(Items from a data source)
^^^^

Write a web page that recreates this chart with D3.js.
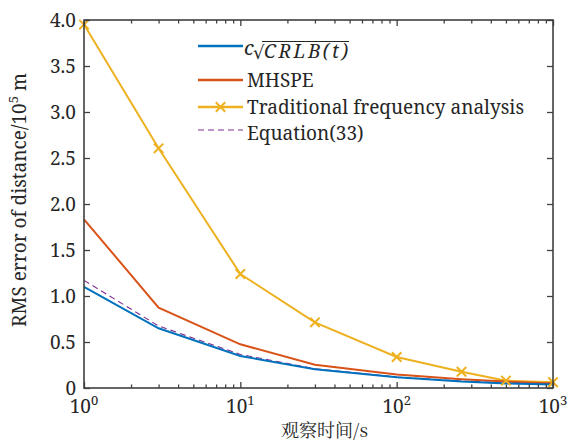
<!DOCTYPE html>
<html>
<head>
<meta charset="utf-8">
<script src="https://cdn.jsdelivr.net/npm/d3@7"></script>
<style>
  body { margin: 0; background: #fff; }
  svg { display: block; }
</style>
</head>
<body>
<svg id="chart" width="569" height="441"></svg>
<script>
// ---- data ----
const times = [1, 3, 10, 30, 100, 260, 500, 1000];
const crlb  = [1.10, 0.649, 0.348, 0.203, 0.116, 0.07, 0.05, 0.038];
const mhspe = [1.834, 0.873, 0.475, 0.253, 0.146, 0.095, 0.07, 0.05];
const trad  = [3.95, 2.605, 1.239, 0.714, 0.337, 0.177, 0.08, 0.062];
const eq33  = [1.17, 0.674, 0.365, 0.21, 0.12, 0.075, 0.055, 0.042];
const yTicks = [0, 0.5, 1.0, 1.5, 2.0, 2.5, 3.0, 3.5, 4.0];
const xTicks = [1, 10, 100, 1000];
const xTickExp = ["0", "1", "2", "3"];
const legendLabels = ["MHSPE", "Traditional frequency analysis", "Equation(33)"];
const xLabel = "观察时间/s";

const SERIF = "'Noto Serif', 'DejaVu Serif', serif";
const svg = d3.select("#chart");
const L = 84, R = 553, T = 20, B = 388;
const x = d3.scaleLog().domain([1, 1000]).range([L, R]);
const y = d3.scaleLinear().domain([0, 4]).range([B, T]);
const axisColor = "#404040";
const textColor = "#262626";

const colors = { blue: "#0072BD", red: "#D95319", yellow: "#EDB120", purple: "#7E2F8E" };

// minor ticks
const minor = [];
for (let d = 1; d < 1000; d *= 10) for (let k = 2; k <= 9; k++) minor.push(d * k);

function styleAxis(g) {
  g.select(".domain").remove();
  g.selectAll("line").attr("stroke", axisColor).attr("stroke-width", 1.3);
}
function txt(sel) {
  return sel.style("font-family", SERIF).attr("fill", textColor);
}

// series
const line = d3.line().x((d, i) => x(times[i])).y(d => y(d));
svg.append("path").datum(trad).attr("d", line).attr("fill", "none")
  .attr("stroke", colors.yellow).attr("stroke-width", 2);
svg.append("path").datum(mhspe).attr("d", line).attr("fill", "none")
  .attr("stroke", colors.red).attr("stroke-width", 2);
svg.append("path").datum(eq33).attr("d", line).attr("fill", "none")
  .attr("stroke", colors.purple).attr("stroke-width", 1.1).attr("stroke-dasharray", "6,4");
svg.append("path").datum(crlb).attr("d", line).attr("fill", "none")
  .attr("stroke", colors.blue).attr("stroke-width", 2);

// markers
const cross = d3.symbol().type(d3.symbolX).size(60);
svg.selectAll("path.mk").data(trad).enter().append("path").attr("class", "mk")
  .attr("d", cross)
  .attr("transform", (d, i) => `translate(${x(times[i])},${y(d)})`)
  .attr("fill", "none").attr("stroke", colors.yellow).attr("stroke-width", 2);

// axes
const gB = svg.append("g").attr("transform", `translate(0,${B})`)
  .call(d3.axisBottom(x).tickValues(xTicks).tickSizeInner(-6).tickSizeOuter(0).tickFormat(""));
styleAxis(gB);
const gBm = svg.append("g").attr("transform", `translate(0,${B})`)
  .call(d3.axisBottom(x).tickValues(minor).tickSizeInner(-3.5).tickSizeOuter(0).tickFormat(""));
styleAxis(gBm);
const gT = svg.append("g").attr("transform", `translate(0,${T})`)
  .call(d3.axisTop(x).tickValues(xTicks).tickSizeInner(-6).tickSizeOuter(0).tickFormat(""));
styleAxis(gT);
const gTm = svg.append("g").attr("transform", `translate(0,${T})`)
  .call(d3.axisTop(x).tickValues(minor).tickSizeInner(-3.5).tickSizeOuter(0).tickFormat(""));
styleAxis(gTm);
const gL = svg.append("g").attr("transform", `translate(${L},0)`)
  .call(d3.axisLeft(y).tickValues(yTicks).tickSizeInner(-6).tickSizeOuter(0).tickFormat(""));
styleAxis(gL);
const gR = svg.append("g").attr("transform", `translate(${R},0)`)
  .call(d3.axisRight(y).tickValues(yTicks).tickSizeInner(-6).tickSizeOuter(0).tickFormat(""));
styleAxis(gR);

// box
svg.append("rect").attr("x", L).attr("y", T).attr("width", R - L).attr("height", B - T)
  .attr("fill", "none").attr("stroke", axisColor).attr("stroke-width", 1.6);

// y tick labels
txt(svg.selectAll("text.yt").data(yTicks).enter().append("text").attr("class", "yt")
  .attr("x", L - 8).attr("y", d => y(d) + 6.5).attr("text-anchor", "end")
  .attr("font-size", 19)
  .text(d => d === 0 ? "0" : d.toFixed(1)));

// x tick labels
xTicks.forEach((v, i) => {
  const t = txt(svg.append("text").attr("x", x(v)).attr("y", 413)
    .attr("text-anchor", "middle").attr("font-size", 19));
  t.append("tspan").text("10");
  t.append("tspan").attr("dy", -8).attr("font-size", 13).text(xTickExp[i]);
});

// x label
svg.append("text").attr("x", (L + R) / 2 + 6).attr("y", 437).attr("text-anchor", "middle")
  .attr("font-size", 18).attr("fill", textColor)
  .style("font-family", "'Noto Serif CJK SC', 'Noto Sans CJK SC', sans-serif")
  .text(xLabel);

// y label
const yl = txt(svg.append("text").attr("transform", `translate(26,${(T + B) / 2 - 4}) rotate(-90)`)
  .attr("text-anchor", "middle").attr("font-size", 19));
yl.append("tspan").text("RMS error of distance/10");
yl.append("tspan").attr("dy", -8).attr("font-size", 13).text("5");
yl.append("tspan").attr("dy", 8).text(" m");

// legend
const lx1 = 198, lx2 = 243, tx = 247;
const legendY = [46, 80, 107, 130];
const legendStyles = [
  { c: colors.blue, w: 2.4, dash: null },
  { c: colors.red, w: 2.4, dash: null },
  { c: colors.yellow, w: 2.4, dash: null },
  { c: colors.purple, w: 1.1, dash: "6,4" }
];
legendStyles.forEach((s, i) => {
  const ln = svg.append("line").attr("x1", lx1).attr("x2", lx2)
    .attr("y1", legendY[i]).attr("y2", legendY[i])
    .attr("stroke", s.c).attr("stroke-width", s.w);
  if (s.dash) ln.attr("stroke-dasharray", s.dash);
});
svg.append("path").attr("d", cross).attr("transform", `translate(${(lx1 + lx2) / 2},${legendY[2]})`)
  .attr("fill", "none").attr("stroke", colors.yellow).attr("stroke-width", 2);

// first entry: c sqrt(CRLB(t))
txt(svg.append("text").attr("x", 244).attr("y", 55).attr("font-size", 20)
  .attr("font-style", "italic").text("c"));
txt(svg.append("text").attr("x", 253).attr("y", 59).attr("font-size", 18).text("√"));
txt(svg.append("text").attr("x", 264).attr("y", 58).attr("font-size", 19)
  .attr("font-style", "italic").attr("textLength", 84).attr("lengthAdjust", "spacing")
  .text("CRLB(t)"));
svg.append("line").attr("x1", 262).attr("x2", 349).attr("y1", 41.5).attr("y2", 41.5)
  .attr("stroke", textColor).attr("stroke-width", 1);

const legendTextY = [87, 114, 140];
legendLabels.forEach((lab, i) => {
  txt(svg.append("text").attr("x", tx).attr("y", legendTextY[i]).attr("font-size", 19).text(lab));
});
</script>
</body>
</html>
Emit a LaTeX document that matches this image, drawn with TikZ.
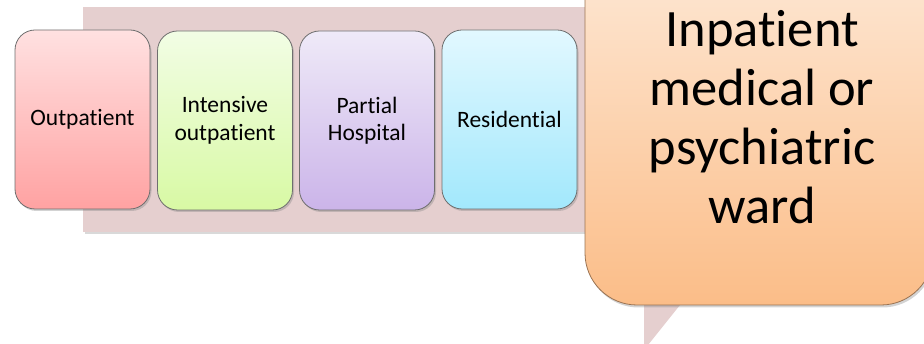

^^^^

◆ Problem to work on: In the records above, how many lines hold the string "this"? Reply with only the number.

◆ Output of the task: 2